• DATASET EXTRACT
** START **

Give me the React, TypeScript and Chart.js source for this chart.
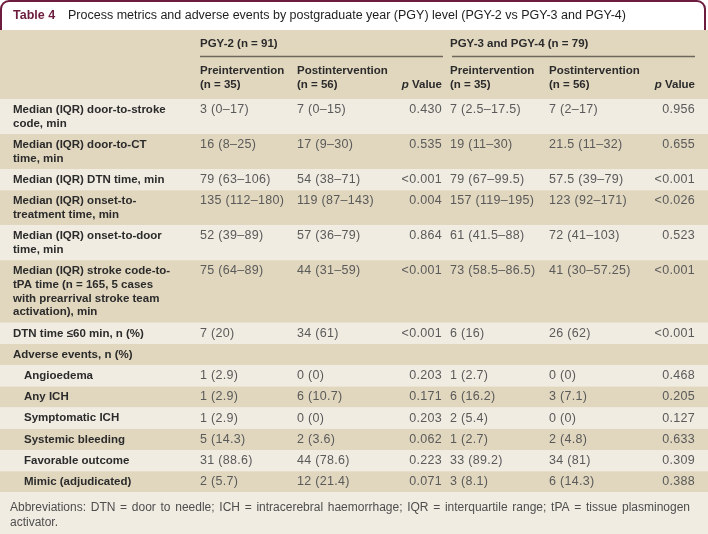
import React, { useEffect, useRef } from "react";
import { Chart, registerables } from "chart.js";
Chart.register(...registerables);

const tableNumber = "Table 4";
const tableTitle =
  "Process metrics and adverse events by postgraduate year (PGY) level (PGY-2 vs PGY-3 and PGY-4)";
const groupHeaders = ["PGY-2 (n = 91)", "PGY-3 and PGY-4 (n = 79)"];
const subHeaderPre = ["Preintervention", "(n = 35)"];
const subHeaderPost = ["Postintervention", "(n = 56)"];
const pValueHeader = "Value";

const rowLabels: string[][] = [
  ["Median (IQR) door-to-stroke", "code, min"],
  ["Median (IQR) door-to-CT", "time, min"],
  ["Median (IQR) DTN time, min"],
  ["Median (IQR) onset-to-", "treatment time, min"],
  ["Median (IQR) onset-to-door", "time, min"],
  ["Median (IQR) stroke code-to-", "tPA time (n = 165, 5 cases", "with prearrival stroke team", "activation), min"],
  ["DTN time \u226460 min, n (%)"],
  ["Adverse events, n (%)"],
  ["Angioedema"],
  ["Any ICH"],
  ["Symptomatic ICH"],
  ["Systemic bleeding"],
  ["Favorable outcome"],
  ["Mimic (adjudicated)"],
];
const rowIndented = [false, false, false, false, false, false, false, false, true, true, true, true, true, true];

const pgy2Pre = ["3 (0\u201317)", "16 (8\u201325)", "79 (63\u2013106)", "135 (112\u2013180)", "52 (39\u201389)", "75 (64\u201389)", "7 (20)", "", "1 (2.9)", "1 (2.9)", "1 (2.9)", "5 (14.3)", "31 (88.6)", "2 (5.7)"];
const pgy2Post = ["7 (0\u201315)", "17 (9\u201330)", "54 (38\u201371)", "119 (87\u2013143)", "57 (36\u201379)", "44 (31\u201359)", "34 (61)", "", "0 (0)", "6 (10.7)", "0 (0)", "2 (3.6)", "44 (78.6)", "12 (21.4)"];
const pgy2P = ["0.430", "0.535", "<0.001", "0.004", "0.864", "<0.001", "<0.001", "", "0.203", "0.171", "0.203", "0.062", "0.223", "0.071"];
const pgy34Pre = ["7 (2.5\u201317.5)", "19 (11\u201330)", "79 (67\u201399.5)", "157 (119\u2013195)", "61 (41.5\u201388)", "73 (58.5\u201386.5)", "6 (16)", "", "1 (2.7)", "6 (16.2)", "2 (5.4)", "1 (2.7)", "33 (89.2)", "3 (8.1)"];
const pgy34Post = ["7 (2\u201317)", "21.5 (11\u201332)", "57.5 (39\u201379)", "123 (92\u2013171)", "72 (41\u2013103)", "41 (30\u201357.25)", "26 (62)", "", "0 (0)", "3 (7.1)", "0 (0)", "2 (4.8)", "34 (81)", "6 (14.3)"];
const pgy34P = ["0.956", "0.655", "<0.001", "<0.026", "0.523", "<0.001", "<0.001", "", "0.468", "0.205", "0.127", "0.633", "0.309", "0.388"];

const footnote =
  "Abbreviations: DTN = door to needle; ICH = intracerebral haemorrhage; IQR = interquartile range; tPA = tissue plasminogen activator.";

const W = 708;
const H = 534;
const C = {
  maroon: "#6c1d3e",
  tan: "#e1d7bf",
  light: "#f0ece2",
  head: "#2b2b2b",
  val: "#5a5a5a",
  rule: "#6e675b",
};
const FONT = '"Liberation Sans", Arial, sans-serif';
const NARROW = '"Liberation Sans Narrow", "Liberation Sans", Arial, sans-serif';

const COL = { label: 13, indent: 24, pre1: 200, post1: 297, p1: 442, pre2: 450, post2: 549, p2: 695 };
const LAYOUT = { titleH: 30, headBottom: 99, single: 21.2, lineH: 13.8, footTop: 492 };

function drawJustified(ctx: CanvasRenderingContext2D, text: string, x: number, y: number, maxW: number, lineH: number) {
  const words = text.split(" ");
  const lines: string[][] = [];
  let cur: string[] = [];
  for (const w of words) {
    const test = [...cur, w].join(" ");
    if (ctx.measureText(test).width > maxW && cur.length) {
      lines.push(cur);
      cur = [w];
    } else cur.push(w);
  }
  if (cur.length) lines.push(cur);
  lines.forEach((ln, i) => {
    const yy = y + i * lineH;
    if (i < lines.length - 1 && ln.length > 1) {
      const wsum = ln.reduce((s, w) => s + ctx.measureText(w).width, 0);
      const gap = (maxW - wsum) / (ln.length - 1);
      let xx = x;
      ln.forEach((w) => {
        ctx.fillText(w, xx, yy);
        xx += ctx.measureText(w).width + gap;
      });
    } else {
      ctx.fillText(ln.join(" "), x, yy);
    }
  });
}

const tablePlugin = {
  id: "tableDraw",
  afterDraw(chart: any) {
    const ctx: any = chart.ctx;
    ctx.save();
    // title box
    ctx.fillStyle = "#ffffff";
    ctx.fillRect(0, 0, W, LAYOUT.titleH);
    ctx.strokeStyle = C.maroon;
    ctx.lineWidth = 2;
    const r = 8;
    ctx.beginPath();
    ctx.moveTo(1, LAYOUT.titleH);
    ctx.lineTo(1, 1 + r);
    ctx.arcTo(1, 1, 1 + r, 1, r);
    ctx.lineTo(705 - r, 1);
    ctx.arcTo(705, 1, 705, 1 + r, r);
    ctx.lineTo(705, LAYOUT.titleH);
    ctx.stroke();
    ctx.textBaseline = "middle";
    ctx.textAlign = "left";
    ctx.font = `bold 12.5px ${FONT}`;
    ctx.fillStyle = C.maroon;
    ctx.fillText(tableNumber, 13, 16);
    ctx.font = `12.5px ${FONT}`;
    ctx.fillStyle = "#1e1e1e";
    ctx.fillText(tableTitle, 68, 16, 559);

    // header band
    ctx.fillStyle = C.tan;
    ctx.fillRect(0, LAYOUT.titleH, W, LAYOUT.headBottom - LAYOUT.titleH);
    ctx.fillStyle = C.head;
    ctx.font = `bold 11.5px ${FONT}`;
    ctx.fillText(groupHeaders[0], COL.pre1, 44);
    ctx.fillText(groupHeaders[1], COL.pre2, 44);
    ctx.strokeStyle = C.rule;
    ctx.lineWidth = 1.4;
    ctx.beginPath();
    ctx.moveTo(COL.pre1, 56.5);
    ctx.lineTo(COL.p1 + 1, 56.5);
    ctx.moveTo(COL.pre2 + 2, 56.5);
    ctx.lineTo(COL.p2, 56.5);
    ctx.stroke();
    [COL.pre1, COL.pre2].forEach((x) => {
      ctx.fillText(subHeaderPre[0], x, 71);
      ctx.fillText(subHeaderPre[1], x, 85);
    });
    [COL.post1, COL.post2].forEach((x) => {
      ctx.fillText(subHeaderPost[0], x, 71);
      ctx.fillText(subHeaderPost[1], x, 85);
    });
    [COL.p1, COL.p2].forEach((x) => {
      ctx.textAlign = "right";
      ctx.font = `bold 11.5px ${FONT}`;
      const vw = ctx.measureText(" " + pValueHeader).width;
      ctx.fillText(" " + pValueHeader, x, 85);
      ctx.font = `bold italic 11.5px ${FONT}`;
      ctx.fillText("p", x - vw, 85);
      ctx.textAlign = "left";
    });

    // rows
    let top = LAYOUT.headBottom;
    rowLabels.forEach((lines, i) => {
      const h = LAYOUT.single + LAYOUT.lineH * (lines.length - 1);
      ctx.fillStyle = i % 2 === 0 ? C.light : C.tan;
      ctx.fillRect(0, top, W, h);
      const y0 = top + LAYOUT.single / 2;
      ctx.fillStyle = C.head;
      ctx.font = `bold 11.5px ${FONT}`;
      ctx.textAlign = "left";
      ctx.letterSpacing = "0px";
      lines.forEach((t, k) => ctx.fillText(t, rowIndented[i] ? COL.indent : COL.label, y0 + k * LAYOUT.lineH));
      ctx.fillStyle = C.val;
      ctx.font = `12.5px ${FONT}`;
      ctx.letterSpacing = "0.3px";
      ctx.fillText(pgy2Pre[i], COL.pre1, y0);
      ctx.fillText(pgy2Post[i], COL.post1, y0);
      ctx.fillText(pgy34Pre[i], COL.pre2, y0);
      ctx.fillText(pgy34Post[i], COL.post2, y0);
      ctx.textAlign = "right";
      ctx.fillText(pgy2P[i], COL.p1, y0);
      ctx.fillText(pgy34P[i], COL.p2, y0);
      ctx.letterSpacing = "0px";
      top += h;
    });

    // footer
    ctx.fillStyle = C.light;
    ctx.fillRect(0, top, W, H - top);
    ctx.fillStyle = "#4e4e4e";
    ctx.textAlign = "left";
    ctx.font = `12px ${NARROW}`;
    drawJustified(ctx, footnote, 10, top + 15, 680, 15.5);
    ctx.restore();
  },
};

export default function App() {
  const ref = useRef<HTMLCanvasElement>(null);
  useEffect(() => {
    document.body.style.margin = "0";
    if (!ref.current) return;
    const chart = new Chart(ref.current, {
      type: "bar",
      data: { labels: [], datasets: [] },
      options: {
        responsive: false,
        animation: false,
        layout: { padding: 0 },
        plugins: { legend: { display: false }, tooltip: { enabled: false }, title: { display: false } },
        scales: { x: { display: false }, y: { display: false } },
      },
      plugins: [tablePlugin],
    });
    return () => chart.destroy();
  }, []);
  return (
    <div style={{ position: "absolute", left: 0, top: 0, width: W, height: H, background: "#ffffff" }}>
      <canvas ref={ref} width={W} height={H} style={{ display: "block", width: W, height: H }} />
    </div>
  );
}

** END **

• SET EXERCISE
Write out an exact copy of the listing, first line through the line containing "true, true, true];", with the pictures left out.

• TASK OUTPUT
Give me the React, TypeScript and Chart.js source for this chart.
import React, { useEffect, useRef } from "react";
import { Chart, registerables } from "chart.js";
Chart.register(...registerables);

const tableNumber = "Table 4";
const tableTitle =
  "Process metrics and adverse events by postgraduate year (PGY) level (PGY-2 vs PGY-3 and PGY-4)";
const groupHeaders = ["PGY-2 (n = 91)", "PGY-3 and PGY-4 (n = 79)"];
const subHeaderPre = ["Preintervention", "(n = 35)"];
const subHeaderPost = ["Postintervention", "(n = 56)"];
const pValueHeader = "Value";

const rowLabels: string[][] = [
  ["Median (IQR) door-to-stroke", "code, min"],
  ["Median (IQR) door-to-CT", "time, min"],
  ["Median (IQR) DTN time, min"],
  ["Median (IQR) onset-to-", "treatment time, min"],
  ["Median (IQR) onset-to-door", "time, min"],
  ["Median (IQR) stroke code-to-", "tPA time (n = 165, 5 cases", "with prearrival stroke team", "activation), min"],
  ["DTN time \u226460 min, n (%)"],
  ["Adverse events, n (%)"],
  ["Angioedema"],
  ["Any ICH"],
  ["Symptomatic ICH"],
  ["Systemic bleeding"],
  ["Favorable outcome"],
  ["Mimic (adjudicated)"],
];
const rowIndented = [false, false, false, false, false, false, false, false, true, true, true, true, true, true];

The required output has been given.